— Exercise —
Copy out each line exactly; pictures stay out of the copy.

---

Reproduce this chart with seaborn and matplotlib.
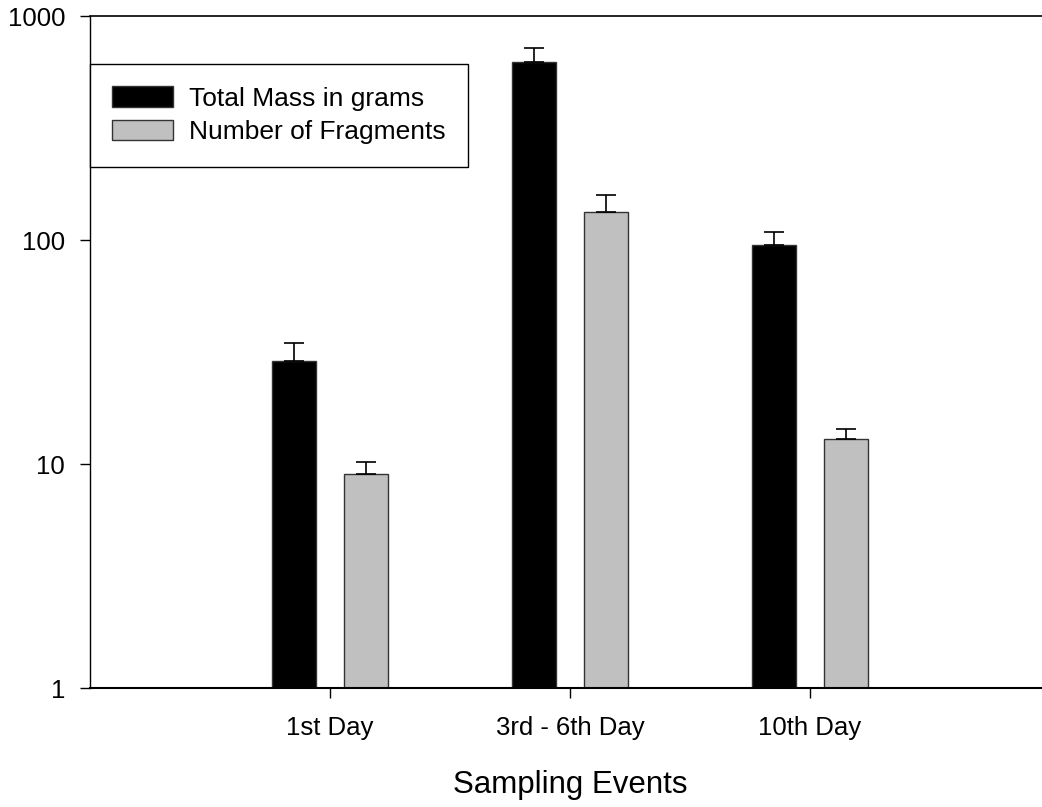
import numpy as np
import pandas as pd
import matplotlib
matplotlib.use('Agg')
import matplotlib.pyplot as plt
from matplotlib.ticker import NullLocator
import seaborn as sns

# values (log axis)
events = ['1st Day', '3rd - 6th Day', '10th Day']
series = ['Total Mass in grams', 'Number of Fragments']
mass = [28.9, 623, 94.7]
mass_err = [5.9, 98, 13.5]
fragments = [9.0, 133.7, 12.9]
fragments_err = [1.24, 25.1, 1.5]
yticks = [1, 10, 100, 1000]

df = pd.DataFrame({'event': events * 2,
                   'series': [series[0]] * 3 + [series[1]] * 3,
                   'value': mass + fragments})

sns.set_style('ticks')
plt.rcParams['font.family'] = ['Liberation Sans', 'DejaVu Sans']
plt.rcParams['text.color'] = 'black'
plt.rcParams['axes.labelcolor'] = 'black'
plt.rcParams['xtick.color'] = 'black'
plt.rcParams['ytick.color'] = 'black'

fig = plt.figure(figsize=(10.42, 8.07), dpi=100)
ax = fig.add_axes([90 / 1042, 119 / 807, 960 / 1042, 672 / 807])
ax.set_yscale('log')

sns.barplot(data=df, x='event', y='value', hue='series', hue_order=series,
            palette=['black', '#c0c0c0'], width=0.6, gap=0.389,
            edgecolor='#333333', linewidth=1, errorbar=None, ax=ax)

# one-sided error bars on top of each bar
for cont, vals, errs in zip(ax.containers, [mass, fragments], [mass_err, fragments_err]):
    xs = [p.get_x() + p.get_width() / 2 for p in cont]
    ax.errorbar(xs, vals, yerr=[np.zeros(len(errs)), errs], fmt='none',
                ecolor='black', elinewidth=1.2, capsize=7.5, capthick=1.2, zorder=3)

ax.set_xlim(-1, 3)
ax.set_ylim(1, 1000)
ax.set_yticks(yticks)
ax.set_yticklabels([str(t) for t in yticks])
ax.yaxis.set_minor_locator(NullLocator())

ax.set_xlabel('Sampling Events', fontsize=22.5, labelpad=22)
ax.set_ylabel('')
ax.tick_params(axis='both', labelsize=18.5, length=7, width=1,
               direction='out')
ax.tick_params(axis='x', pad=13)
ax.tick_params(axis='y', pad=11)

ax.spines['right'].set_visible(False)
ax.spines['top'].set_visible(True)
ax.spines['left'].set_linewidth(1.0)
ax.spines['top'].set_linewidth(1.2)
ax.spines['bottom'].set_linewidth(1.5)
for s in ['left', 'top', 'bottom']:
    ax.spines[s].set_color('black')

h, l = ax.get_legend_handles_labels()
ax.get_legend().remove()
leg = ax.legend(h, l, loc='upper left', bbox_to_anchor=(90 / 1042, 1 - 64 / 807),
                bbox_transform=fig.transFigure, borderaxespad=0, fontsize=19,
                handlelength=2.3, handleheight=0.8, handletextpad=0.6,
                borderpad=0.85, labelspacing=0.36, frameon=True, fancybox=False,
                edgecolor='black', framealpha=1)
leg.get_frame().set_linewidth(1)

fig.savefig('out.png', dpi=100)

---

— Solved problem —
Reproduce this chart with seaborn and matplotlib.
import numpy as np
import pandas as pd
import matplotlib
matplotlib.use('Agg')
import matplotlib.pyplot as plt
from matplotlib.ticker import NullLocator
import seaborn as sns

# values (log axis)
events = ['1st Day', '3rd - 6th Day', '10th Day']
series = ['Total Mass in grams', 'Number of Fragments']
mass = [28.9, 623, 94.7]
mass_err = [5.9, 98, 13.5]
fragments = [9.0, 133.7, 12.9]
fragments_err = [1.24, 25.1, 1.5]
yticks = [1, 10, 100, 1000]

df = pd.DataFrame({'event': events * 2,
                   'series': [series[0]] * 3 + [series[1]] * 3,
                   'value': mass + fragments})

sns.set_style('ticks')
plt.rcParams['font.family'] = ['Liberation Sans', 'DejaVu Sans']
plt.rcParams['text.color'] = 'black'
plt.rcParams['axes.labelcolor'] = 'black'
plt.rcParams['xtick.color'] = 'black'
plt.rcParams['ytick.color'] = 'black'

fig = plt.figure(figsize=(10.42, 8.07), dpi=100)
ax = fig.add_axes([90 / 1042, 119 / 807, 960 / 1042, 672 / 807])
ax.set_yscale('log')

sns.barplot(data=df, x='event', y='value', hue='series', hue_order=series,
            palette=['black', '#c0c0c0'], width=0.6, gap=0.389,
            edgecolor='#333333', linewidth=1, errorbar=None, ax=ax)

# one-sided error bars on top of each bar
for cont, vals, errs in zip(ax.containers, [mass, fragments], [mass_err, fragments_err]):
    xs = [p.get_x() + p.get_width() / 2 for p in cont]
    ax.errorbar(xs, vals, yerr=[np.zeros(len(errs)), errs], fmt='none',
                ecolor='black', elinewidth=1.2, capsize=7.5, capthick=1.2, zorder=3)

ax.set_xlim(-1, 3)
ax.set_ylim(1, 1000)
ax.set_yticks(yticks)
ax.set_yticklabels([str(t) for t in yticks])
ax.yaxis.set_minor_locator(NullLocator())

ax.set_xlabel('Sampling Events', fontsize=22.5, labelpad=22)
ax.set_ylabel('')
ax.tick_params(axis='both', labelsize=18.5, length=7, width=1,
               direction='out')
ax.tick_params(axis='x', pad=13)
ax.tick_params(axis='y', pad=11)

ax.spines['right'].set_visible(False)
ax.spines['top'].set_visible(True)
ax.spines['left'].set_linewidth(1.0)
ax.spines['top'].set_linewidth(1.2)
ax.spines['bottom'].set_linewidth(1.5)
for s in ['left', 'top', 'bottom']:
    ax.spines[s].set_color('black')

h, l = ax.get_legend_handles_labels()
ax.get_legend().remove()
leg = ax.legend(h, l, loc='upper left', bbox_to_anchor=(90 / 1042, 1 - 64 / 807),
                bbox_transform=fig.transFigure, borderaxespad=0, fontsize=19,
                handlelength=2.3, handleheight=0.8, handletextpad=0.6,
                borderpad=0.85, labelspacing=0.36, frameon=True, fancybox=False,
                edgecolor='black', framealpha=1)
leg.get_frame().set_linewidth(1)

fig.savefig('out.png', dpi=100)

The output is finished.